For years, the words, “organic mattress” and supposedly certified organic raw materials have been used and abused by the mattress industry (especially lately, as business gets tough and more businesses are jumping on the “green” wagon).
It appears that the USDA is finally starting to take notice, and not only are they investigating retailers claiming to sell “organic mattresses,” but I have heard from raw material vendors that they are being evaluated as well.
USDA Investigating Mattress Retailer for Misuse of the Term “Organic”
As previously reported in an October 28, 2009 BedTimes Bulletin, over the past year, the Federal Trade Commission has sued several apparel manufacturers for falsely claiming that their products were made with “bamboo fiber,” when in fact they are more accurately described as containing just “rayon,” or at most, “rayon made from bamboo.”
ISPA has learned that another federal agency – the US Department of Agriculture (USDA) – is investigating a mattress retailer for possible misuse of the term “organic mattress.” USDA has jurisdiction to decide whether organic claims for textile products (including mattresses) are accurate. USDA’s National Organic Program (NOP) regulates when a particular agricultural product may be called “organic.” In general, the agricultural raw material (in the case of textiles, the cotton, linen, hemp, wool, etc. fiber) must be produced in compliance with USDA’s NOP rules (which govern the kinds of fertilizers that may be used to grow plants organically, the foods fed to the animals, etc.) In addition, the NOP rules require a qualified third party to certify that the grower runs a certified organic operation. The grower’s fulfillment of these requirements allows the fiber itself to be called “certified organic.”
We understand, however, that since cleaning and dyeing materials used to convert the raw fiber into a textile do not meet NOP standards, USDA would not allow the fabric manufacturer to claim that the fabric itself is organic.
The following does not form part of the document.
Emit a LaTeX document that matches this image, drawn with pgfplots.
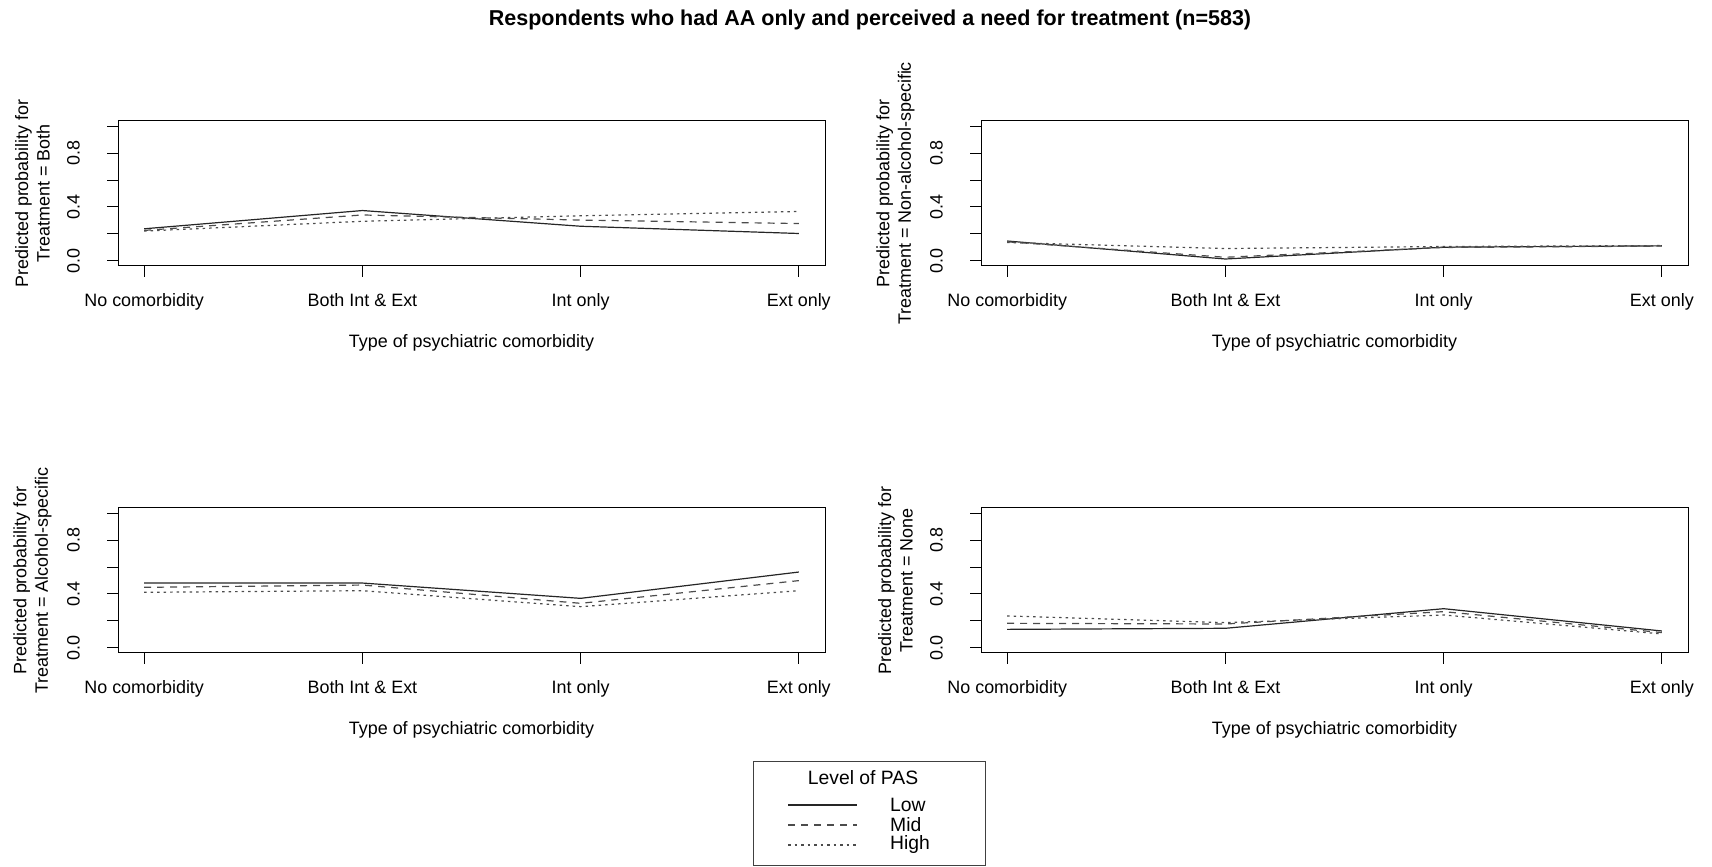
\documentclass[border=0pt]{standalone}
\usepackage{pgfplots}
\pgfplotsset{compat=1.18}
\usepackage{fontspec}
\setmainfont{Liberation Sans}

\newcommand{\tf}{\fontsize{18}{21.5}\selectfont}
\newcommand{\lf}{\fontsize{19.4}{23}\selectfont}

\tikzset{
  low/.style={black!85, line width=1.2bp, solid},
  mid/.style={black!70, line width=1.2bp, dash pattern=on 7bp off 6bp},
  high/.style={black!70, line width=1.2bp, dash pattern=on 2.5bp off 4bp},
}

\pgfplotsset{
  panel/.style={
    scale only axis, width=707bp, height=145bp,
    xmin=0.88, xmax=4.12, ymin=-0.04, ymax=1.04,
    xtick={1,2,3,4},
    xticklabels={No comorbidity, Both Int \& Ext, Int only, Ext only},
    ytick={0,0.2,0.4,0.6,0.8,1},
    yticklabels={0.0,{},0.4,{},0.8,{}},
    xtick pos=left, ytick pos=left,
    tick align=outside, major tick length=11bp,
    axis line style={line width=1bp, black},
    every tick/.style={black, line width=1bp},
    tick label style={font=\tf, inner sep=0pt},
    ticklabel shift=27bp,
    yticklabel style={rotate=90, anchor=south},
    xticklabel style={anchor=north, yshift=11bp},
    xlabel={Type of psychiatric comorbidity},
    every axis x label/.style={at={(axis description cs:0.5,-0.531)}, anchor=center, font=\tf},
    every axis y label/.style={at={(axis description cs:-0.121,0.5)}, rotate=90, anchor=center, align=center, font=\tf},
  },
}

\begin{document}
\begin{tikzpicture}[x=1bp,y=1bp]
\useasboundingbox (0,0) rectangle (1712,866);

\node[font=\fontsize{21.6}{25}\selectfont\bfseries] at (870,846) {Respondents who had AA only and perceived a need for treatment (n=583)};

% Panel 1: Both
\begin{axis}[panel, at={(118bp,600bp)}, anchor=south west,
  ylabel={Predicted probability for\\Treatment = Both}]
\addplot[low]  coordinates {(1,0.237) (2,0.373) (3,0.256) (4,0.202)};
\addplot[mid]  coordinates {(1,0.225) (2,0.340) (3,0.302) (4,0.276)};
\addplot[high] coordinates {(1,0.220) (2,0.293) (3,0.334) (4,0.366)};
\end{axis}

% Panel 2: Non-alcohol-specific
\begin{axis}[panel, at={(981bp,600bp)}, anchor=south west,
  ylabel={Predicted probability for\\Treatment = Non-alcohol-specific}]
\addplot[low]  coordinates {(1,0.146) (2,0.012) (3,0.100) (4,0.110)};
\addplot[mid]  coordinates {(1,0.140) (2,0.025) (3,0.098) (4,0.108)};
\addplot[high] coordinates {(1,0.135) (2,0.090) (3,0.105) (4,0.112)};
\end{axis}

% Panel 3: Alcohol-specific
\begin{axis}[panel, at={(118bp,213bp)}, anchor=south west,
  ylabel={Predicted probability for\\Treatment = Alcohol-specific}]
\addplot[low]  coordinates {(1,0.481) (2,0.481) (3,0.367) (4,0.563)};
\addplot[mid]  coordinates {(1,0.449) (2,0.466) (3,0.330) (4,0.499)};
\addplot[high] coordinates {(1,0.412) (2,0.424) (3,0.305) (4,0.424)};
\end{axis}

% Panel 4: None
\begin{axis}[panel, at={(981bp,213bp)}, anchor=south west,
  ylabel={Predicted probability for\\Treatment = None}]
\addplot[low]  coordinates {(1,0.136) (2,0.144) (3,0.290) (4,0.124)};
\addplot[mid]  coordinates {(1,0.181) (2,0.176) (3,0.268) (4,0.112)};
\addplot[high] coordinates {(1,0.236) (2,0.186) (3,0.243) (4,0.102)};
\end{axis}

% Legend
\draw[black!75, line width=1bp] (753,1) rectangle (985,104);
\node[font=\lf] at (863,88) {Level of PAS};
\draw[low]  (788,61) -- (857,61);
\draw[mid]  (788,41) -- (857,41);
\draw[high] (788,21) -- (857,21);
\node[font=\lf, anchor=west, inner sep=0pt] at (890,61) {Low};
\node[font=\lf, anchor=west, inner sep=0pt] at (890,41) {Mid};
\node[font=\lf, anchor=west, inner sep=0pt] at (890,21) {High};
\end{tikzpicture}
\end{document}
Rather, USDA would allow the fabric producer to claim only that the fabric is “made with certified organic cotton” (or wool, linen, etc., as relevant).
USDA also appears to be taking the position that retailers of finished textile products like mattresses may at most claim that the fiber used in the textile is certified organic, and cannot claim that the mattress is made from “organic ticking” or “organic upholstery material,” or that the mattress itself is “organic.”
In light of this investigation, mattress manufacturers and retailers that are making “organic” product claims should review their product packaging and advertising materials, and consult with qualified legal counsel, to confirm whether those claims meet the NOP requirements.